Last week, Arizona Corporation Commissioner Andy Tobin proposed a Settlement Agreement to keep one of the oldest, most polluting coal plants in the Western U.S., Navajo Generating Station (NGS), running for another five years.
Tobin also wrote a letter to Secretary of the Interior Ryan Zinke proposing that the federal government “effectively double” its payments to keep NGS running, according to the Arizona Republic.
What are the reasons why Tobin wants to push coal, rather than Arizona’s native resource of solar, and how does he want to do it?
First, he wants it done with even less transparency, as he pushes to “waive [the] Navajo [Nation’s] right to regulate, directly, or indirectly, the decommissioning of NGS.” After subjecting the Navajo to pollution from this power plant for nearly 50 years, now Tobin wants to take away the Nation’s ability to oversee the plant’s decommissioning when that does happen.
And while Tobin voted to reduce solar net metering benefits on the basis that it was a subsidy to solar owners, he now wants huge federal subsidies to repair and maintain NGS during the five-year extension. One might think that Tobin, a former member of the American Legislative Exchange Council (ALEC), would be well aware of the conservative push to ‘let the market decide.’ A representative from Tobin’s office told the Republic that the proposal is “not intended to be a subsidy” but that is exactly what it is.
The market, such as it exists for electricity, has decided to close NGS. SRP, with a 42% interest in NGS, as well as non-owner Central Arizona Project, see shutting the plant down by 2019 as the best possible outcome. A series of reports by the National Renewable Energy Lab have shown that keeping NGS running was costing ratepayers considerably more than purchasing power on the open market.

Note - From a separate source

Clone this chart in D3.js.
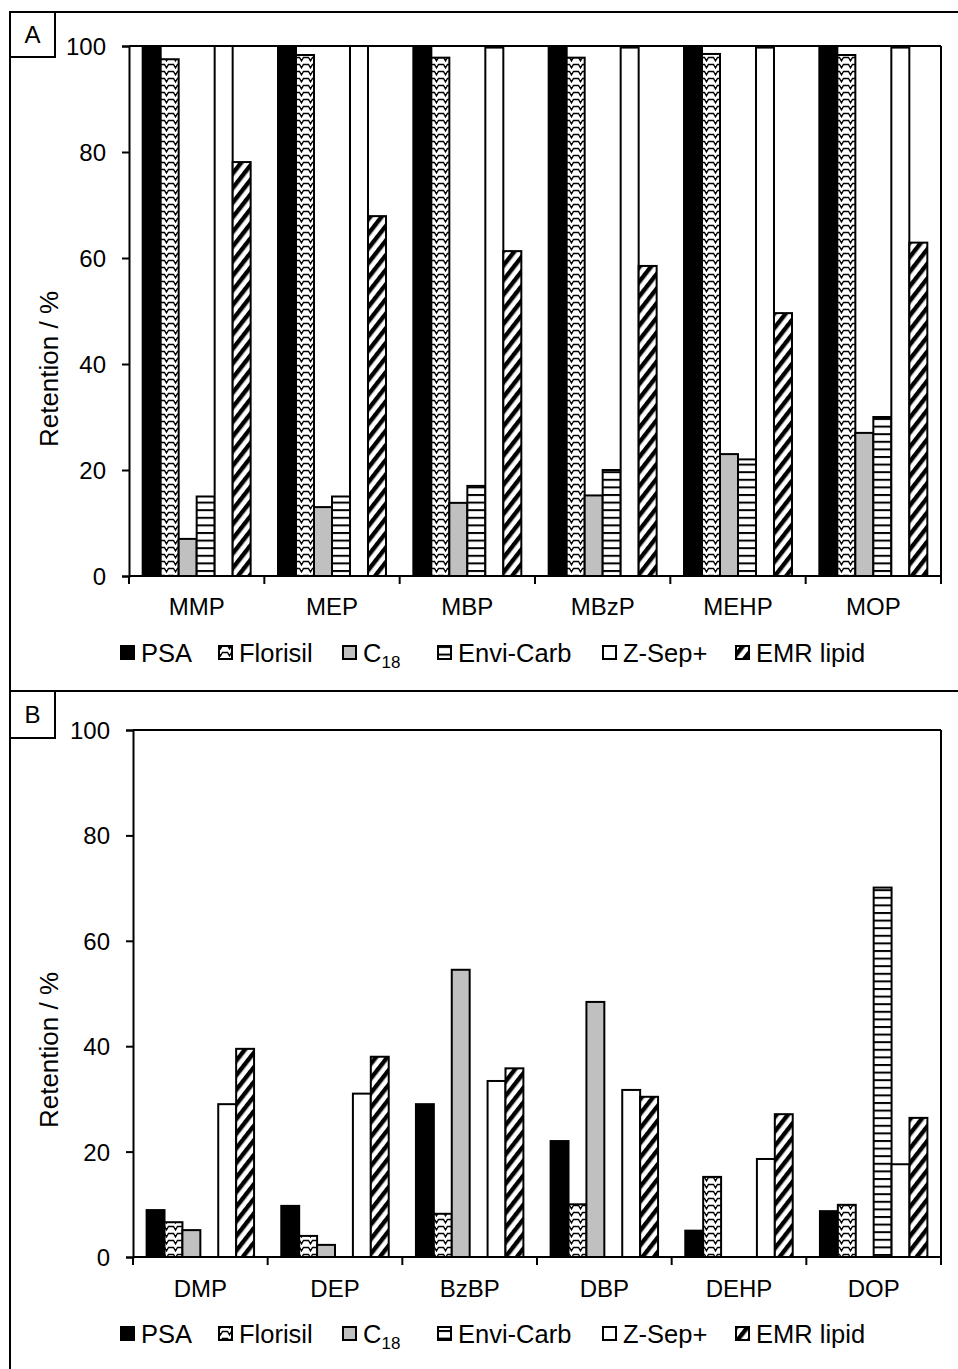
<!DOCTYPE html>
<html>
<head>
<meta charset="utf-8">
<script src="https://cdn.jsdelivr.net/npm/d3@7"></script>
<style>
  html, body { margin: 0; padding: 0; background: #fff; }
  svg { display: block; font-family: "Liberation Sans", Arial, sans-serif; }
</style>
</head>
<body>
<svg id="fig" width="958" height="1369"></svg>
<script>
// Sorbents (series) and analytes (categories)
const sorbents = ["PSA", "Florisil", "C18", "Envi-Carb", "Z-Sep+", "EMR lipid"];
const monoesters = ["MMP", "MEP", "MBP", "MBzP", "MEHP", "MOP"];
const diesters = ["DMP", "DEP", "BzBP", "DBP", "DEHP", "DOP"];
const yTicks = [0, 20, 40, 60, 80, 100];

// Panel A: retention (%) of monoesters per sorbent
const psaA      = [100, 100, 100, 100, 100, 100];
const florisilA = [97.5, 98.3, 97.8, 97.8, 98.5, 98.3];
const c18A      = [7, 13, 13.8, 15.2, 23, 27];
const enviA     = [15, 15, 17, 20, 22, 30];
const zsepA     = [100, 100, 99.7, 99.7, 99.7, 99.7];
const emrA      = [78.1, 67.9, 61.3, 58.5, 49.6, 62.9];

// Panel B: retention (%) of diesters per sorbent
const psaB      = [8.9, 9.7, 29.0, 22.0, 5.0, 8.7];
const florisilB = [6.6, 4.0, 8.2, 10.0, 15.2, 9.9];
const c18B      = [5.1, 2.3, 54.5, 48.4, 0, 0];
const enviB     = [0, 0, 0, 0, 0, 70.1];
const zsepB     = [29.0, 31.0, 33.4, 31.7, 18.6, 17.6];
const emrB      = [39.5, 38.0, 35.8, 30.4, 27.1, 26.4];

const svg = d3.select("#fig");
const FS = 24;

// ---- fill patterns ----
const defs = svg.append("defs");

const wave = defs.append("pattern").attr("id", "pat-florisil")
  .attr("patternUnits", "userSpaceOnUse").attr("width", 9).attr("height", 7);
wave.append("rect").attr("width", 9).attr("height", 7).attr("fill", "#fff");
wave.append("path").attr("d", "M0,1.5 L2.5,1.5 L4.5,4.8 L6.5,1.5 L9,1.5")
  .attr("fill", "none").attr("stroke", "#000").attr("stroke-width", 1.4);

const hlines = defs.append("pattern").attr("id", "pat-envi")
  .attr("patternUnits", "userSpaceOnUse").attr("width", 8).attr("height", 7.6);
hlines.append("rect").attr("width", 8).attr("height", 7.6).attr("fill", "#fff");
hlines.append("rect").attr("y", 0).attr("width", 8).attr("height", 2).attr("fill", "#000");

const diag = defs.append("pattern").attr("id", "pat-emr")
  .attr("patternUnits", "userSpaceOnUse").attr("width", 9).attr("height", 9)
  .attr("patternTransform", "rotate(38)");
diag.append("rect").attr("width", 9).attr("height", 9).attr("fill", "#fff");
diag.append("rect").attr("x", 0).attr("width", 4.4).attr("height", 9).attr("fill", "#000");

const fills = {
  "PSA": "#000",
  "Florisil": "url(#pat-florisil)",
  "C18": "#c0c0c0",
  "Envi-Carb": "url(#pat-envi)",
  "Z-Sep+": "#fff",
  "EMR lipid": "url(#pat-emr)"
};

// ---- outer frame ----
const frame = svg.append("g").attr("stroke", "#000").attr("stroke-width", 2).attr("fill", "none");
frame.append("line").attr("x1", 10).attr("x2", 10).attr("y1", 12).attr("y2", 1369);
frame.append("line").attr("x1", 10).attr("x2", 958).attr("y1", 12).attr("y2", 12);
frame.append("line").attr("x1", 10).attr("x2", 958).attr("y1", 691).attr("y2", 691);

function panelLabel(txt, y, h) {
  svg.append("rect").attr("x", 10).attr("y", y).attr("width", 45).attr("height", h)
    .attr("fill", "#fff").attr("stroke", "#000").attr("stroke-width", 2);
  svg.append("text").attr("x", 32.5).attr("y", y + h / 2 + 8.5)
    .attr("text-anchor", "middle").attr("font-size", FS).text(txt);
}

function drawPanel(cfg) {
  const { cats, series, x0, x1, yTop, yBot, catY, legendY, titleX, titleY } = cfg;
  const g = svg.append("g");

  const x = d3.scaleBand().domain(cats).range([x0, x1]).paddingInner(0).paddingOuter(0);
  const xs = d3.scaleBand().domain(sorbents).range([0, x.bandwidth()])
    .paddingInner(0).paddingOuter(0.76);
  const y = d3.scaleLinear().domain([0, 100]).range([yBot, yTop]);

  // plot area border (top and right)
  g.append("line").attr("x1", x0).attr("x2", x1).attr("y1", yTop).attr("y2", yTop)
    .attr("stroke", "#000").attr("stroke-width", 2);
  g.append("line").attr("x1", x1).attr("x2", x1).attr("y1", yTop).attr("y2", yBot)
    .attr("stroke", "#000").attr("stroke-width", 2);

  // bars
  const rows = [];
  cats.forEach((c, i) => sorbents.forEach((s, j) => {
    const v = series[j][i];
    if (v > 0) rows.push({ c, s, v });
  }));
  g.append("g").selectAll("rect").data(rows).join("rect")
    .attr("x", d => x(d.c) + xs(d.s))
    .attr("y", d => y(d.v))
    .attr("width", xs.bandwidth())
    .attr("height", d => y(0) - y(d.v))
    .attr("fill", d => fills[d.s])
    .attr("stroke", "#000").attr("stroke-width", 2);

  // y axis
  const ya = g.append("g").attr("transform", `translate(${x0},0)`)
    .call(d3.axisLeft(y).tickValues(yTicks).tickSize(7).tickPadding(16));
  ya.select(".domain").attr("stroke-width", 2);
  ya.selectAll(".tick line").attr("stroke-width", 2);
  ya.selectAll(".tick text").attr("font-size", FS).attr("font-family", "Liberation Sans, Arial, sans-serif")
    .attr("fill", "#000").attr("dy", "0.35em");

  // x axis: ticks at category boundaries
  g.append("line").attr("x1", x0).attr("x2", x1).attr("y1", yBot).attr("y2", yBot)
    .attr("stroke", "#000").attr("stroke-width", 2);
  const bounds = cats.map(c => x(c)).concat([x1]);
  g.append("g").selectAll("line").data(bounds).join("line")
    .attr("x1", d => d).attr("x2", d => d).attr("y1", yBot).attr("y2", yBot + 8)
    .attr("stroke", "#000").attr("stroke-width", 2);
  g.append("g").selectAll("text").data(cats).join("text")
    .attr("x", d => x(d) + x.bandwidth() / 2).attr("y", catY)
    .attr("text-anchor", "middle").attr("font-size", FS).text(d => d);

  // y title
  g.append("text").attr("transform", `translate(${titleX},${titleY}) rotate(-90)`)
    .attr("text-anchor", "middle").attr("font-size", 26).text("Retention / %");

  // legend
  const legX = [120, 218, 342, 437, 602, 735];
  const lg = g.append("g");
  sorbents.forEach((s, j) => {
    lg.append("rect").attr("x", legX[j] + 1).attr("y", legendY - 7).attr("width", 13).attr("height", 13)
      .attr("fill", fills[s]).attr("stroke", "#000").attr("stroke-width", 2);
    const t = lg.append("text").attr("x", legX[j] + 21).attr("y", legendY + 9).attr("font-size", 25.5);
    if (s === "C18") {
      t.append("tspan").text("C");
      t.append("tspan").attr("font-size", 17).attr("dy", 6).text("18");
    } else {
      t.text(s);
    }
  });
}

drawPanel({
  cats: monoesters,
  series: [psaA, florisilA, c18A, enviA, zsepA, emrA],
  x0: 129, x1: 941, yTop: 46, yBot: 576,
  catY: 615, legendY: 653, titleX: 58, titleY: 369
});

drawPanel({
  cats: diesters,
  series: [psaB, florisilB, c18B, enviB, zsepB, emrB],
  x0: 133, x1: 941, yTop: 730, yBot: 1257,
  catY: 1297, legendY: 1334, titleX: 58, titleY: 1050
});

panelLabel("A", 12, 45);
panelLabel("B", 691, 47);
</script>
</body>
</html>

Tobin doesn’t want to face the reality that keeping NGS running could be fantastically expensive, a jaw-dropping $100 million per year, according to the General Manager for the Central Arizona Project (CAP). The CAP’s interest in shutting down NGS stems from the fact that it uses a significant amount of NGS’ output to pump water nearly 3,000 feet uphill, over 336 miles of scorching desert heat to Tucson.
Tobin also wants to exempt NGS from environmental regulations.

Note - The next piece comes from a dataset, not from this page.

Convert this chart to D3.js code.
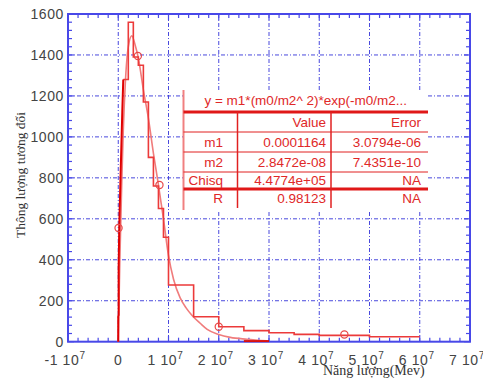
<!DOCTYPE html>
<html><head><meta charset="utf-8">
<script src="https://cdn.jsdelivr.net/npm/d3@7/dist/d3.min.js"></script>
<style>body{margin:0;background:#fff}svg{display:block}</style>
</head><body>
<svg id="c" width="483" height="378"></svg>
<script>
// ---- data (energy in units of 1e6 Mev) ----
const xTicks = [-10, 0, 10, 20, 30, 40, 50, 60, 70];
const xTickMant = ["-1", "0", "1", "2", "3", "4", "5", "6", "7"];
const yTicks = [0, 200, 400, 600, 800, 1000, 1200, 1400, 1600];
// histogram: bin edges and counts
const histEdges = [1, 2, 3, 4, 5, 6, 7, 8, 9, 10, 15, 20, 25, 30, 35, 40, 50, 60];
const histCounts = [1280, 1560, 1390, 1350, 1170, 900, 760, 650, 510, 277, 122, 73, 54, 44, 36, 31, 24];
// steep rise near zero energy
const risePts = [[0, 0], [0, 125], [0.08, 130], [0.08, 360], [0.2, 560], [0.45, 800], [0.8, 1120], [1.0, 1280]];
const lowTail = [[25, 3], [30, 3]];
// fitted curve
const fitX = [0, 0.3, 0.7, 1.0, 1.4, 2.0, 2.7, 3.4, 4.0, 5.0, 6.0, 7.0, 8.0, 9.0, 10.0, 11.0, 12.3, 13.5, 14.7, 16.3, 17.7, 20, 22.3, 25.6, 29.6];
const fitY = [0, 380, 780, 1030, 1260, 1440, 1494, 1445, 1385, 1230, 1090, 920, 765, 600, 420, 305, 215, 165, 128, 90, 60, 35, 21, 12, 4];
// circle markers
const markX = [0.06, 3.9, 8.2, 20, 45];
const markY = [555, 1395, 765, 73, 35];
// fit results table
const fitTitle = "y = m1*(m0/m2^ 2)*exp(-m0/m2...";
const tblHead = ["", "Value", "Error"];
const tblRows = [["m1", "0.0001164", "3.0794e-06"], ["m2", "2.8472e-08", "7.4351e-10"], ["Chisq", "4.4774e+05", "NA"], ["R", "0.98123", "NA"]];

const svg = d3.select("#c");
const L = 68, R = 470, T = 14, B = 341.7;
const x = d3.scaleLinear().domain([-10, 70]).range([L, R]);
const y = d3.scaleLinear().domain([0, 1600]).range([B, T]);
const blue = "#4848e8";

// grid
const grid = svg.append("g").attr("stroke", "#2a2ad8").attr("stroke-width", 1).attr("stroke-dasharray", "4,2,1,2").attr("opacity", 0.85);
xTicks.filter(t => t > -10 && t < 70).forEach(t => grid.append("line").attr("x1", x(t)).attr("x2", x(t)).attr("y1", T).attr("y2", B));
yTicks.filter(t => t > 0 && t < 1600).forEach(t => grid.append("line").attr("y1", y(t)).attr("y2", y(t)).attr("x1", L).attr("x2", R));

// minor & major ticks on all four sides
const tk = svg.append("g").attr("stroke", blue).attr("stroke-width", 1.2);
d3.range(-10, 70.01, 2).forEach(t => {
  const len = (Math.round(t) % 10 === 0) ? 6 : 4;
  tk.append("line").attr("x1", x(t)).attr("x2", x(t)).attr("y1", B).attr("y2", B - len);
  tk.append("line").attr("x1", x(t)).attr("x2", x(t)).attr("y1", T).attr("y2", T + len);
});
d3.range(0, 1600.01, 40).forEach(t => {
  const len = (Math.round(t) % 200 === 0) ? 6 : 4;
  tk.append("line").attr("y1", y(t)).attr("y2", y(t)).attr("x1", L).attr("x2", L + len);
  tk.append("line").attr("y1", y(t)).attr("y2", y(t)).attr("x1", R).attr("x2", R - len);
});
// frame
svg.append("rect").attr("x", L).attr("y", T).attr("width", R - L).attr("height", B - T)
  .attr("fill", "none").attr("stroke", blue).attr("stroke-width", 2);

// fit curve
const line = d3.line().x(d => x(d[0])).y(d => y(d[1])).curve(d3.curveMonotoneX);
svg.append("path").datum(fitX.map((v, i) => [v, fitY[i]])).attr("d", line)
  .attr("fill", "none").attr("stroke", "#f07c7c").attr("stroke-width", 1.6);

// histogram steps
const steps = [];
histCounts.forEach((c, i) => { steps.push([histEdges[i], c]); steps.push([histEdges[i + 1], c]); });
svg.append("path").datum(steps).attr("d", d3.line().x(d => x(d[0])).y(d => y(d[1])))
  .attr("fill", "none").attr("stroke", "#ec3a3a").attr("stroke-width", 1.6);
svg.append("path").datum(risePts).attr("d", d3.line().x(d => x(d[0])).y(d => y(d[1])))
  .attr("fill", "none").attr("stroke", "#e00000").attr("stroke-width", 2);
svg.append("path").datum(lowTail).attr("d", d3.line().x(d => x(d[0])).y(d => y(d[1])))
  .attr("fill", "none").attr("stroke", "#d81010").attr("stroke-width", 2);

// markers
svg.append("g").selectAll("circle").data(markX).join("circle")
  .attr("cx", d => x(d)).attr("cy", (d, i) => y(markY[i])).attr("r", 3.6)
  .attr("fill", "none").attr("stroke", "#e84848").attr("stroke-width", 1.2);

// tick labels
const lab = svg.append("g").attr("font-family", "Liberation Sans, Arial, sans-serif").attr("font-size", 14).attr("fill", "#444").attr("letter-spacing", "0.6");
yTicks.forEach(t => lab.append("text").attr("x", L - 4).attr("y", y(t)).attr("dy", "0.36em").attr("text-anchor", "end").text(t));
xTicks.forEach((t, i) => {
  const tx = lab.append("text").attr("x", x(t) - (t === 0 ? 0 : 3)).attr("y", 365).attr("text-anchor", "middle");
  if (t === 0) { tx.text("0"); return; }
  tx.append("tspan").text(xTickMant[i] + " 10");
  tx.append("tspan").attr("dy", -6).attr("font-size", 10).text("7");
});

// axis titles
svg.append("text").attr("x", 323).attr("y", 375).attr("font-family", "Liberation Serif, Times New Roman, serif")
  .attr("font-size", 14).attr("fill", "#333").text("Năng lượng(Mev)");
svg.append("text").attr("transform", "translate(25,175) rotate(-90)").attr("text-anchor", "middle")
  .attr("font-family", "Liberation Serif, Times New Roman, serif").attr("font-size", 13.5).attr("fill", "#333").text("Thông lượng tương đối");

// fit table
const tb = svg.append("g");
const tL = 183.5, tR = 428, c1 = 237.5, c2 = 331;
const rowY = [112, 132, 152, 172, 189, 208];
tb.append("rect").attr("x", tL).attr("y", 90).attr("width", tR - tL).attr("height", 120).attr("fill", "#fff");
tb.append("line").attr("x1", tL).attr("x2", tL).attr("y1", 90).attr("y2", 210).attr("stroke", "#f08080").attr("stroke-width", 2);
tb.append("line").attr("x1", tL).attr("x2", tR).attr("y1", rowY[0]).attr("y2", rowY[0]).attr("stroke", "#e01818").attr("stroke-width", 3);
tb.append("line").attr("x1", tL).attr("x2", tR).attr("y1", rowY[4]).attr("y2", rowY[4]).attr("stroke", "#e01818").attr("stroke-width", 3);
[1, 2, 3].forEach(k => tb.append("line").attr("x1", tL).attr("x2", tR).attr("y1", rowY[k]).attr("y2", rowY[k]).attr("stroke", "#e02020").attr("stroke-width", 1));
[c1, c2].forEach(cx => tb.append("line").attr("x1", cx).attr("x2", cx).attr("y1", rowY[0]).attr("y2", rowY[5]).attr("stroke", "#e02020").attr("stroke-width", 1.5));
const tt = tb.append("g").attr("font-family", "Liberation Sans, Arial, sans-serif").attr("font-size", 13.5).attr("fill", "#e02828");
tt.append("text").attr("x", (tL + tR) / 2).attr("y", 105).attr("text-anchor", "middle").text(fitTitle);
const colR = [223, 326, 421];
[tblHead].concat(tblRows).forEach((r, i) => {
  const cy = (rowY[i] + rowY[i + 1]) / 2 + 4.8;
  r.forEach((s, j) => tt.append("text").attr("x", colR[j]).attr("y", cy).attr("text-anchor", "end").text(s));
});
</script>
</body></html>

Tobin claims that NGS will increase reliability and ‘secure the grid,’ but does not recognize the potential of high capacity factor concentrated solar thermal projects, like Arizona’s Solana concentrated solar plant, or the innovative potential of batteries, wind-solar combinations and other means to generate electricity after the sun sets.
Tobin’s actions may be motivated by helping to stem job losses from NGS’ closure. That transition is inevitable though, and if Tobin wants to act in the interests of the people who live near the plant, he could help them to secure solar and wind that experts tell us are cost-effective and would greatly benefit both the Navajo and Hopi people.
One of NREL’s studies on the cost estimate to replace NGS with solar shows that, depending on where the solar is located, the cost could be as low as $52/MWh. While this is more expensive than the current cost of market power at $32/MWh, solar has no fuel costs, no risk of fuel cost increases, and no water or air pollution, coal ash clean-up, or nuclear waste costs.
If Tobin is actually interested in the future, and in jobs, he needs to look up to the sun, not underground. Solar employs far more people per dollar spent and per MWh generated than coal. As the New York Times recently reported, solar now employs nearly 374,000 people directly and indirectly.
Compare this with the coal industry, which peaked in jobs creation in the 1980’s, before automation and cheap natural gas; coal now employs 160,000 people directly and indirectly (54,000 coal mining jobs).
As a former ALEC member, perhaps Mr. Tobin needs to be reminded of Ayn Rand’s famous quote, “you can ignore reality, but you can’t ignore the consequences of reality.” The consequences of reality are that the NGS must close. Tobin would do his constituents a much greater service by planning for what comes next, not remaining in denial.